A série que estendeu o universo de Breaking Bad oferece uma narrativa sublime em suas complexidades e nostalgias

As duas versões de vida do advogado (Foto: AMC)

Caro leitor, fica aqui registrado um misto de sentimentos sobre o término de uma história que se ama. Essa amálgama mutável de alguma forma se assemelha à experiência da vida. Na série, você e eu acompanhamos pessoas muito humanas; na vida, nós as somos.

Better Call Saul chegou ao seu episódio final na sexta temporada, depois de sete anos, no último dia 15 de agosto, pela AMC, e no dia seguinte pela Netflix. Entre idas e vindas temporais, o spin-off de Breaking Bad assumiu um caráter muito mais intimista do que a frenética história principal.

Enquanto a história central segue Walter White — professor de química de ensino médio que passa a produzir metanfetamina após descobrir um câncer —, aqui o caminho trilha a metamorfose do advogado James McGill em Saul Goodman, bem como as peculiaridades de suas duas faces.

A saga de McGill conduz um percurso que torna a totalidade da trama mais completa e, de alguma maneira, aflora a compreensão do telespectador diante do complexo personagem interpretado por Bob Odenkirk. As decisões que toma são quase palpáveis, cada uma reafirmando as escolhas anteriores.

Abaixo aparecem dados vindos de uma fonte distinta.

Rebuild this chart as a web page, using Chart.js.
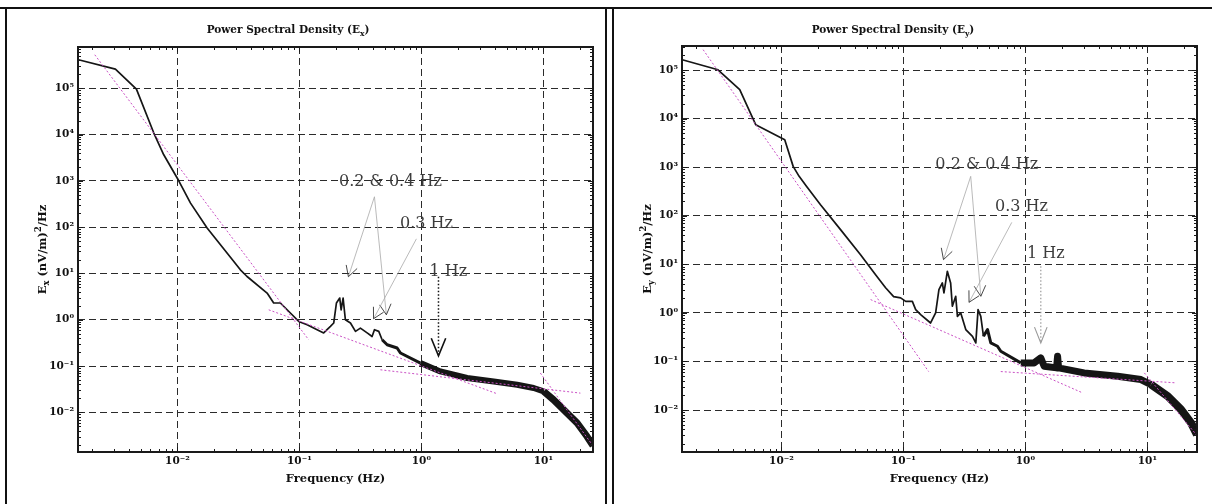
<!DOCTYPE html>
<html>
<head>
<meta charset="utf-8">
<script src="https://cdn.jsdelivr.net/npm/chart.js@4.4.1/dist/chart.umd.min.js"></script>
<style>
  body { margin: 0; background: #fff; }
  #wrap { position: relative; width: 1212px; height: 504px; overflow: hidden; }
  .panel { position: absolute; top: 0; width: 606px; height: 504px; }
  .line { position: absolute; background: #111; }
</style>
</head>
<body>
<div id="wrap">
  <div class="panel" style="left:0"><canvas id="chartEx" width="606" height="504"></canvas></div>
  <div class="panel" style="left:606px"><canvas id="chartEy" width="606" height="504"></canvas></div>
  <div class="line" style="left:0;top:7px;width:1212px;height:2px"></div>
  <div class="line" style="left:5px;top:7px;width:2px;height:497px"></div>
  <div class="line" style="left:605px;top:7px;width:2px;height:497px"></div>
  <div class="line" style="left:612px;top:7px;width:2px;height:497px"></div>
</div>
<script>
//Datos: E_x
const exFreq = [0.001545, 0.0031, 0.00461, 0.0064, 0.00772, 0.01025, 0.0128, 0.0175, 0.0255, 0.0328,
  0.0372, 0.0543, 0.0615, 0.0698, 0.0843, 0.0986, 0.1156, 0.1396, 0.158, 0.1795,
  0.191, 0.201, 0.214, 0.2197, 0.228, 0.238, 0.262, 0.288, 0.316, 0.359,
  0.394, 0.412, 0.447, 0.476, 0.524, 0.632, 0.673, 0.982, 1.43, 2.37,
  3.92, 6.09, 8.32, 10.05, 12.1, 15.6, 18.9, 22.8, 25.5];
const exPsd = [4.13e5, 2.6e5, 9.6e4, 1.08e4, 3660, 1005, 331, 95.6, 27.6, 12.0,
  8.6, 3.77, 2.3, 2.3, 1.4, 0.92, 0.78, 0.61, 0.52, 0.72,
  0.85, 2.3, 2.94, 1.64, 2.94, 1.0, 0.85, 0.56, 0.66, 0.52,
  0.435, 0.61, 0.56, 0.37, 0.288, 0.245, 0.191, 0.116, 0.0764, 0.0551,
  0.0465, 0.0394, 0.0335, 0.0283, 0.0187, 0.00966, 0.00588, 0.003, 0.0019];
//Rectas de ajuste (E_x)
const exFit1F = [0.0021, 0.119], exFit1V = [5.3e5, 0.37];
const exFit2F = [0.056, 4.17], exFit2V = [1.64, 0.0252];
const exFit3F = [0.461, 20.1], exFit3V = [0.083, 0.026];
const exFit4F = [9.44, 25.1], exFit4V = [0.0706, 0.002];

//Datos: E_y
const eyFreq = [0.001538, 0.00302, 0.00455, 0.00615, 0.01064, 0.01247, 0.01396, 0.01603, 0.0209, 0.0305,
  0.0445, 0.0591, 0.0714, 0.0831, 0.0949, 0.1043, 0.1183, 0.126, 0.1384, 0.167,
  0.1836, 0.1954, 0.2084, 0.2148, 0.229, 0.2437, 0.2517, 0.2683, 0.277, 0.295,
  0.3243, 0.368, 0.392, 0.409, 0.4306, 0.453, 0.489, 0.52, 0.59, 0.628,
  0.916, 1.178, 1.336, 1.424, 1.80, 1.835, 1.87, 3.03, 5.7, 8.85,
  10.7, 14.7, 18.9, 22.8, 25.5];
const eyPsd = [1.63e5, 1.01e5, 3.94e4, 7500, 3680, 1038, 647, 403, 169, 51.8,
  15.8, 6.1, 3.3, 2.16, 2.04, 1.73, 1.73, 1.17, 0.92, 0.62,
  1.0, 3.0, 4.14, 2.58, 7.18, 4.14, 1.37, 2.2, 0.85, 1.0,
  0.453, 0.33, 0.241, 1.17, 0.85, 0.33, 0.453, 0.241, 0.206, 0.162,
  0.0936, 0.0936, 0.1186, 0.0796, 0.0738, 0.128, 0.0738, 0.0582, 0.0496, 0.0424,
  0.0335, 0.0192, 0.0102, 0.00545, 0.0031];
//Rectas de ajuste (E_y)
const eyFit1F = [0.00228, 0.161], eyFit1V = [2.62e5, 0.062];
const eyFit2F = [0.0538, 2.94], eyFit2V = [1.88, 0.0226];
const eyFit3F = [0.628, 17.2], eyFit3V = [0.062, 0.0363];
const eyFit4F = [9.44, 25.5], eyFit4V = [0.0582, 0.003];

//Etiquetas de los ejes
const xTickValues = [0.01, 0.1, 1, 10];
const xTickLabels = ['10⁻²', '10⁻¹', '10⁰', '10¹'];
const yTickValues = [0.01, 0.1, 1, 10, 100, 1000, 10000, 100000];
const yTickLabels = ['10⁻²', '10⁻¹', '10⁰', '10¹', '10²', '10³', '10⁴', '10⁵'];

//Notas con flechas (en coordenadas de datos)
const exNotes = [
  { text: '0.2 & 0.4 Hz', f: 0.557, v: 955 },
  { text: '0.3 Hz', f: 1.1, v: 118 },
  { text: '1 Hz', f: 1.66, v: 10.9 }
];
const exArrows = [
  { from: [0.412, 454], to: [0.252, 8.5], kind: 'thin' },
  { from: [0.412, 454], to: [0.516, 1.28], kind: 'thin' },
  { from: [0.91, 56], to: [0.405, 1.05], kind: 'thin' },
  { from: [1.38, 8.5], to: [1.38, 0.166], kind: 'dotBlack' }
];
const eyNotes = [
  { text: '0.2 & 0.4 Hz', f: 0.482, v: 1125 },
  { text: '0.3 Hz', f: 0.929, v: 156 },
  { text: '1 Hz', f: 1.47, v: 16.6 }
];
const eyArrows = [
  { from: [0.356, 647], to: [0.213, 12.5], kind: 'thin' },
  { from: [0.356, 647], to: [0.431, 2.2], kind: 'thin' },
  { from: [0.773, 73], to: [0.345, 1.65], kind: 'thin' },
  { from: [1.337, 9.1], to: [1.337, 0.241], kind: 'dotGray' }
];

const SERIF = '"DejaVu Serif", serif';
Chart.defaults.font.family = SERIF;
Chart.defaults.color = '#111';

const toXY = (fs, vs) => fs.map((f, i) => ({ x: f, y: vs[i] }));

const labelFor = (vals, labels) => (value) => {
  const i = vals.findIndex(t => Math.abs(Math.log10(t) - Math.log10(value)) < 1e-6);
  return i < 0 ? '' : labels[i];
};

//ticks menores 1..9 x 10^n
const logTicks = (scale) => {
  const ticks = [];
  const lo = Math.floor(Math.log10(scale.min));
  const hi = Math.ceil(Math.log10(scale.max));
  for (let e = lo; e <= hi; e++) {
    for (let m = 1; m <= 9; m++) {
      const v = m * Math.pow(10, e);
      if (v >= scale.min && v <= scale.max) ticks.push({ value: v, major: m === 1 });
    }
  }
  scale.ticks = ticks;
};

const arrowStyles = {
  thin: { shaft: '#a8a8a8', width: 0.8, dash: [], head: '#333', headWidth: 0.9, len: 12, ang: 0.5 },
  dotBlack: { shaft: '#111', width: 1.5, dash: [1.5, 2], head: '#111', headWidth: 1.6, len: 19, ang: 0.39 },
  dotGray: { shaft: '#9a9a9a', width: 1.2, dash: [1.5, 2], head: '#999', headWidth: 1.1, len: 17, ang: 0.38 }
};

const drawArrow = (ctx, x1, y1, x2, y2, st) => {
  ctx.save();
  ctx.strokeStyle = st.shaft;
  ctx.lineWidth = st.width;
  ctx.setLineDash(st.dash);
  ctx.beginPath();
  ctx.moveTo(x1, y1);
  ctx.lineTo(x2, y2);
  ctx.stroke();
  ctx.setLineDash([]);
  const a = Math.atan2(y2 - y1, x2 - x1);
  ctx.strokeStyle = st.head;
  ctx.lineWidth = st.headWidth;
  ctx.beginPath();
  ctx.moveTo(x2 - st.len * Math.cos(a - st.ang), y2 - st.len * Math.sin(a - st.ang));
  ctx.lineTo(x2, y2);
  ctx.lineTo(x2 - st.len * Math.cos(a + st.ang), y2 - st.len * Math.sin(a + st.ang));
  ctx.stroke();
  ctx.restore();
};

//texto con subindices (-1) y superindices (1), centrado en cx, linea base cy
const drawRich = (ctx, parts, cx, cy, size) => {
  const small = size * 0.72;
  const fontOf = m => 'bold ' + (m ? small : size) + 'px ' + SERIF;
  let total = 0;
  const widths = parts.map(([t, m]) => {
    ctx.font = fontOf(m);
    const w = ctx.measureText(t).width;
    total += w;
    return w;
  });
  let x = cx - total / 2;
  ctx.textAlign = 'left';
  ctx.textBaseline = 'alphabetic';
  parts.forEach(([t, m], i) => {
    ctx.font = fontOf(m);
    const dy = m === -1 ? size * 0.3 : (m === 1 ? -size * 0.42 : 0);
    ctx.fillText(t, x, cy + dy);
    x += widths[i];
  });
};

const makeDecor = (cfg) => ({
  id: 'psdDecor',
  afterDatasetsDraw(chart) {
    const { ctx, chartArea: a, scales } = chart;
    ctx.save();
    ctx.strokeStyle = '#1a1a1a';
    ctx.lineWidth = 1;
    ctx.beginPath();
    scales.x.ticks.forEach(t => {
      const px = Math.round(scales.x.getPixelForValue(t.value)) + 0.5;
      const len = t.major ? 5 : 3;
      ctx.moveTo(px, a.bottom); ctx.lineTo(px, a.bottom - len);
      ctx.moveTo(px, a.top); ctx.lineTo(px, a.top + len);
    });
    scales.y.ticks.forEach(t => {
      const py = Math.round(scales.y.getPixelForValue(t.value)) + 0.5;
      const len = t.major ? 5 : 3;
      ctx.moveTo(a.left, py); ctx.lineTo(a.left + len, py);
      ctx.moveTo(a.right, py); ctx.lineTo(a.right - len, py);
    });
    ctx.stroke();
    ctx.lineWidth = 2;
    ctx.strokeRect(a.left, a.top, a.right - a.left, a.bottom - a.top);
    ctx.restore();
  },
  afterDraw(chart) {
    const { ctx, scales } = chart;
    const X = f => scales.x.getPixelForValue(f);
    const Y = v => scales.y.getPixelForValue(v);
    ctx.save();
    ctx.fillStyle = '#111';
    drawRich(ctx, [['Power Spectral Density (E', 0], [cfg.sub, -1], [')', 0]], cfg.titleX, 33, 10.5);
    ctx.translate(cfg.yTitleX, (chart.chartArea.top + chart.chartArea.bottom) / 2);
    ctx.rotate(-Math.PI / 2);
    drawRich(ctx, [['E', 0], [cfg.sub, -1], [' (nV/m)', 0], ['2', 1], ['/Hz', 0]], 0, 0, 11.5);
    ctx.restore();

    cfg.arrows.forEach(ar => {
      drawArrow(ctx, X(ar.from[0]), Y(ar.from[1]), X(ar.to[0]), Y(ar.to[1]), arrowStyles[ar.kind]);
    });
    ctx.save();
    ctx.font = '16px ' + SERIF;
    ctx.fillStyle = '#3c3c3c';
    ctx.textAlign = 'center';
    ctx.textBaseline = 'middle';
    cfg.notes.forEach(n => ctx.fillText(n.text, X(n.f), Y(n.v)));
    ctx.restore();
  }
});

const fitSet = (fs, vs) => ({
  data: toXY(fs, vs),
  showLine: true,
  borderColor: '#c94fc4',
  borderWidth: 1,
  borderDash: [2, 2],
  pointRadius: 0,
  order: 0
});

//grafico de un panel
const makePanel = (id, cfg) => {
  const ctx = document.getElementById(id).getContext('2d');
  return new Chart(ctx, {
    type: 'scatter',
    data: {
      datasets: [
        {
          data: toXY(cfg.freq, cfg.psd),
          showLine: true,
          borderColor: '#151515',
          borderWidth: 1.6,
          borderJoinStyle: 'round',
          pointRadius: 0,
          order: 1,
          segment: {
            borderWidth: c => {
              const f = c.p0.parsed.x;
              if (f < 0.45) return 1.7;
              if (f < 0.9) return 3;
              if (f < 9) return cfg.band;
              return cfg.band + 1;
            }
          }
        },
        ...cfg.fits.map(([fs, vs]) => fitSet(fs, vs))
      ]
    },
    options: {
      responsive: false,
      animation: false,
      layout: { padding: { top: cfg.padTop, right: cfg.padRight, left: 0, bottom: 0 } },
      plugins: { legend: { display: false }, tooltip: { enabled: false }, title: { display: false } },
      scales: {
        x: {
          type: 'logarithmic',
          min: 0.00153,
          max: 25.5,
          afterBuildTicks: logTicks,
          afterFit: s => { s.height = 52; },
          grid: {
            drawTicks: false,
            color: c => (c.tick && c.tick.major) ? '#2b2b2b' : 'rgba(0,0,0,0)',
            lineWidth: 1
          },
          border: { display: false, dash: [7, 4] },
          ticks: {
            autoSkip: false,
            maxRotation: 0,
            padding: 3,
            font: { size: 10.5, weight: 'bold' },
            callback: labelFor(xTickValues, xTickLabels)
          },
          title: {
            display: true,
            text: 'Frequency (Hz)',
            font: { size: 11.5, weight: 'bold' },
            padding: { top: 0, bottom: 18 }
          }
        },
        y: {
          type: 'logarithmic',
          min: cfg.yMin,
          max: cfg.yMax,
          afterBuildTicks: logTicks,
          afterFit: s => { s.width = cfg.yWidth; },
          grid: {
            drawTicks: false,
            color: c => (c.tick && c.tick.major) ? '#2b2b2b' : 'rgba(0,0,0,0)',
            lineWidth: 1
          },
          border: { display: false, dash: [7, 4] },
          ticks: {
            autoSkip: false,
            padding: 4,
            font: { size: 10.5, weight: 'bold' },
            callback: labelFor(yTickValues, yTickLabels)
          }
        }
      }
    },
    plugins: [makeDecor(cfg)]
  });
};

makePanel('chartEx', {
  freq: exFreq, psd: exPsd,
  fits: [[exFit1F, exFit1V], [exFit2F, exFit2V], [exFit3F, exFit3V], [exFit4F, exFit4V]],
  yMin: 1.39e-3, yMax: 7.8e5,
  padTop: 47, padRight: 13, yWidth: 78, band: 6,
  sub: 'x', titleX: 288, yTitleX: 46,
  notes: exNotes, arrows: exArrows
});

makePanel('chartEy', {
  freq: eyFreq, psd: eyPsd,
  fits: [[eyFit1F, eyFit1V], [eyFit2F, eyFit2V], [eyFit3F, eyFit3V], [eyFit4F, eyFit4V]],
  yMin: 1.37e-3, yMax: 3.12e5,
  padTop: 46, padRight: 15, yWidth: 76, band: 7,
  sub: 'y', titleX: 287, yTitleX: 45,
  notes: eyNotes, arrows: eyArrows
});
</script>
</body>
</html>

Os personagens a descobrir têm múltiplas camadas, como de praxe de tudo que vem das mãos e mente de Vince Gilligan, o criador. Aos nostálgicos, a narrativa reserva boas surpresas que aparecem ao longo das temporadas e permitem entender a formação de certas alianças depois consolidadas.

A intimidade de explorar e sentir (de uma maneira quase pessoal) cada drama provoca momentos muito intensos a cada pequena ou grande virada de chave na vida do protagonista e de todos os que o cercam. Saul Goodman é uma pessoa real que caminha (des)equilibrado sobre os dilemas da lei.

Como produto audiovisual, os planos-detalhe que permeiam a montagem das cenas integram um conjunto muito parecido com a estética de Breaking Bad, permitindo devorar minúcias nas ações mais cotidianas. Com originalidade, mantém a identidade visual deste abundante universo narrativo.

Esta é uma série para amantes de Breaking Bad, cujo desenrolar reafirma seu intuito de ser assistida em ordem de produção, ao invés de seguir a cronologia da história, que pode comprometer a experiência e entregar informações fora de hora — os temidos spoilers.

Caro leitor, a despedida é difícil. É um balde de água fria entender o destino e perceber quando não há mais volta. É a expressão corpórea do não-dito frente a tudo que poderia ter sido. É o fio da esperança transmutado na gratidão e identificação com uma boa história.